Different ETF timing systems use different logics and parameters. Some may track prices on a daily or monthly basis.
For a volatile market like ETF, tracking the price movement with such systems is more efficient than tracking manually. Once deployed, these systems study the ETF progress and indicate the most feasible transactional activity.
The various ETF timing systems available in the market are:
Weekly ETF timing systems: Such timing systems trade once in the week at the most. They use momentum shift as the parameter for choosing the best ETFs to buy or sell. Each has its own set of ETFs that it tracks.
Monthly ETF timing systems: These timing systems trade once in a month or none at all. They track a large number of ETFs and trade with the three best ETFs. It works by comparing the past performance of the ETFs at the same time of the month. If it finds an ETF performing better than the historical average than the system undervalues it and picks another ETF or vice versa.

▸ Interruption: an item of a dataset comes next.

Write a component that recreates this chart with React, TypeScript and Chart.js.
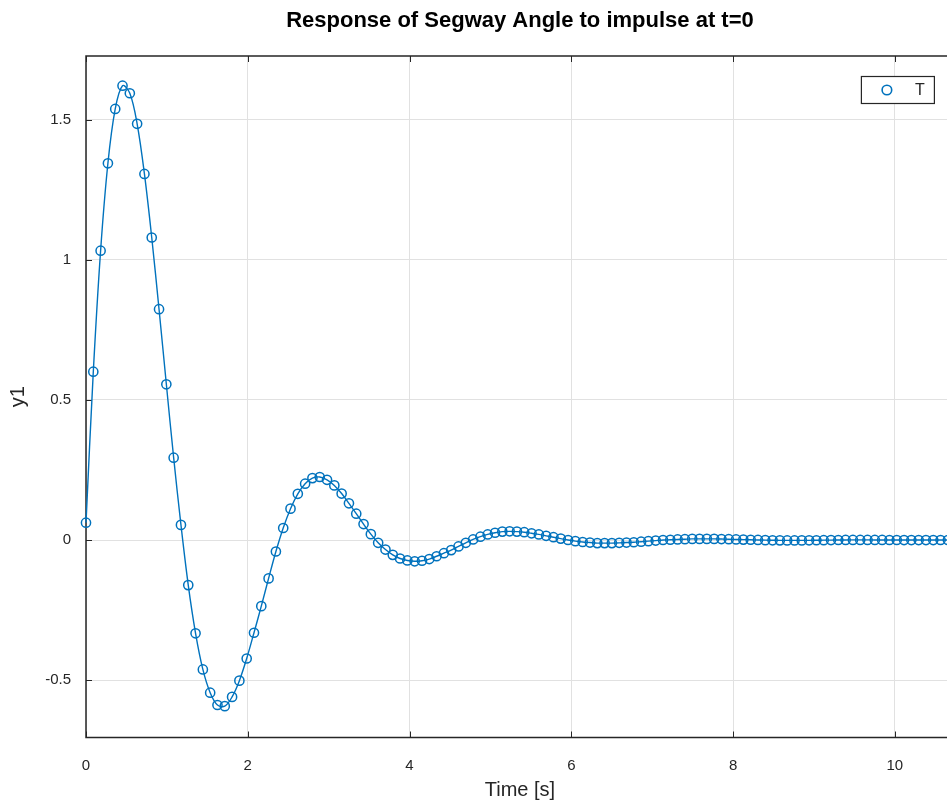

No matter how smart the ETF timing systems get, they are still computer programs that are designed with tried and tested techniques. The ETF market, like the market that it trades in, is highly volatile. So, no one can predefine its behavior.
There are many factors that decide the behavior which can not be tracked statistically like:
Emotions
Rumors
Dynamically changing preferences
The best way to use the ETF timing system is to combine its results with other indicators and thus, identify the best buy. ETF timing systems, at times, lose out due to its stringent adherence to parameters.
However, there is a consensus that due to the volatility that the market has, it is important to use some sort of timing system that is more yielding than the conventional buy and hold strategy.